__GIVEN INFORMATION__.

━━━━━━━━━━━━━━━━━━━━

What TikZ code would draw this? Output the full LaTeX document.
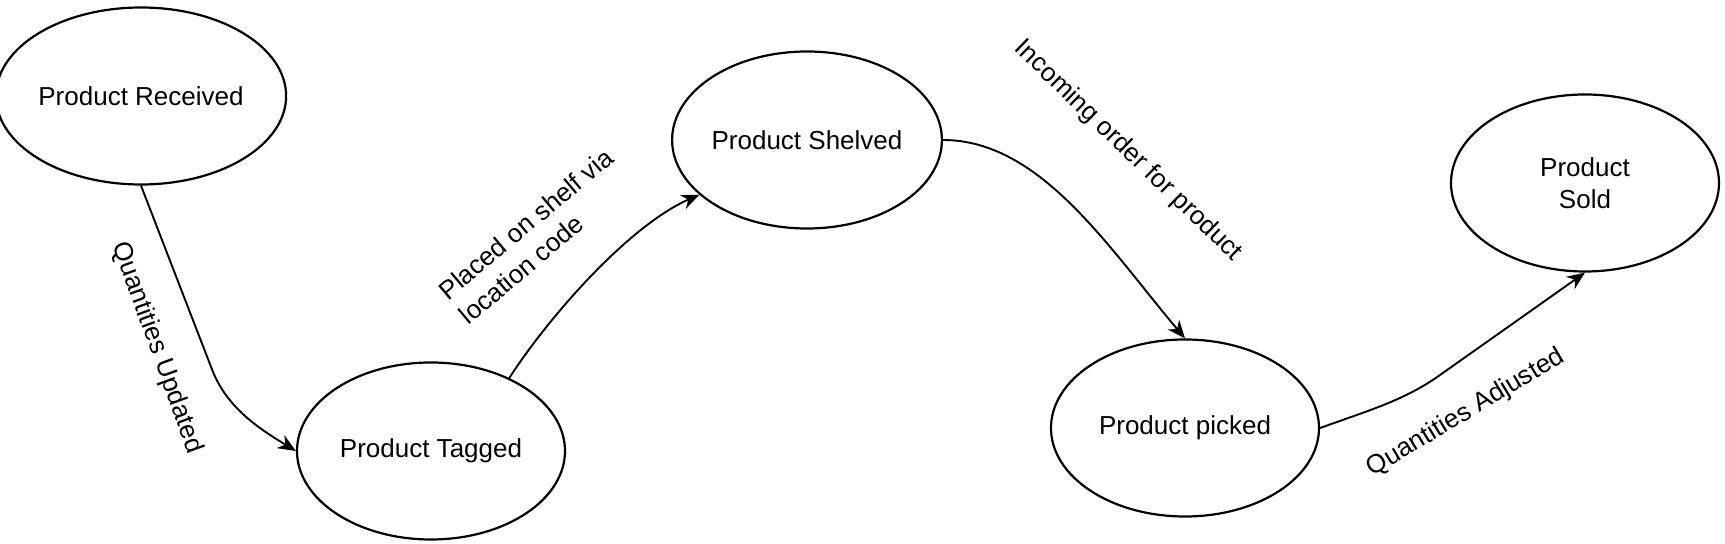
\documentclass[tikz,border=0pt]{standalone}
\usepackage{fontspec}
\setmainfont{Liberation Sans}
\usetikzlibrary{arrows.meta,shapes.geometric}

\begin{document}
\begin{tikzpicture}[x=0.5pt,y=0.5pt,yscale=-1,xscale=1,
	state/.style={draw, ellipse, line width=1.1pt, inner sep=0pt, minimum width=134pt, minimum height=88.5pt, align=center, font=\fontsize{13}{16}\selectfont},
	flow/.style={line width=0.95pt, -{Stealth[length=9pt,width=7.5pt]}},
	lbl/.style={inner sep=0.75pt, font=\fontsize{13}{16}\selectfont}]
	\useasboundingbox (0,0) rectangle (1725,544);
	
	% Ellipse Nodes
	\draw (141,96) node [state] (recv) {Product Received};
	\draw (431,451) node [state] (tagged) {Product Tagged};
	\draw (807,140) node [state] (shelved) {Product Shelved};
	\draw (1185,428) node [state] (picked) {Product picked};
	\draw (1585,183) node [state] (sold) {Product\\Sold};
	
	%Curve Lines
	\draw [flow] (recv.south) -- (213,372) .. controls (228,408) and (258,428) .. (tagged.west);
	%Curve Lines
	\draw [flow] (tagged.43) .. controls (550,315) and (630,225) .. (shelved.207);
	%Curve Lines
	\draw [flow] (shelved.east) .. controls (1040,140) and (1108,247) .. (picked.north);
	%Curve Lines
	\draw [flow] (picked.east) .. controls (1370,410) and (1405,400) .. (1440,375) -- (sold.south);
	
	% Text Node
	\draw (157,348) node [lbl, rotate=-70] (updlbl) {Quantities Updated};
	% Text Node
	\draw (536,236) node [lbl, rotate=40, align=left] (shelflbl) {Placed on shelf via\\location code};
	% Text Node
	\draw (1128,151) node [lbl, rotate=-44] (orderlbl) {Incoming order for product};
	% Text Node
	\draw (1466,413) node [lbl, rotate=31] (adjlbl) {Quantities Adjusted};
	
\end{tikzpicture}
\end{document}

━━━━━━━━━━━━━━━━━━━━

__YOUR TASK__. Extract, word for word, each line from the top of the data down to and including the line with "(1585,183) node [state]"; skip the pictures.

__EXERCISE RESPONSE__.
What TikZ code would draw this? Output the full LaTeX document.
\documentclass[tikz,border=0pt]{standalone}
\usepackage{fontspec}
\setmainfont{Liberation Sans}
\usetikzlibrary{arrows.meta,shapes.geometric}

\begin{document}
\begin{tikzpicture}[x=0.5pt,y=0.5pt,yscale=-1,xscale=1,
	state/.style={draw, ellipse, line width=1.1pt, inner sep=0pt, minimum width=134pt, minimum height=88.5pt, align=center, font=\fontsize{13}{16}\selectfont},
	flow/.style={line width=0.95pt, -{Stealth[length=9pt,width=7.5pt]}},
	lbl/.style={inner sep=0.75pt, font=\fontsize{13}{16}\selectfont}]
	\useasboundingbox (0,0) rectangle (1725,544);
	
	% Ellipse Nodes
	\draw (141,96) node [state] (recv) {Product Received};
	\draw (431,451) node [state] (tagged) {Product Tagged};
	\draw (807,140) node [state] (shelved) {Product Shelved};
	\draw (1185,428) node [state] (picked) {Product picked};
	\draw (1585,183) node [state] (sold) {Product\\Sold};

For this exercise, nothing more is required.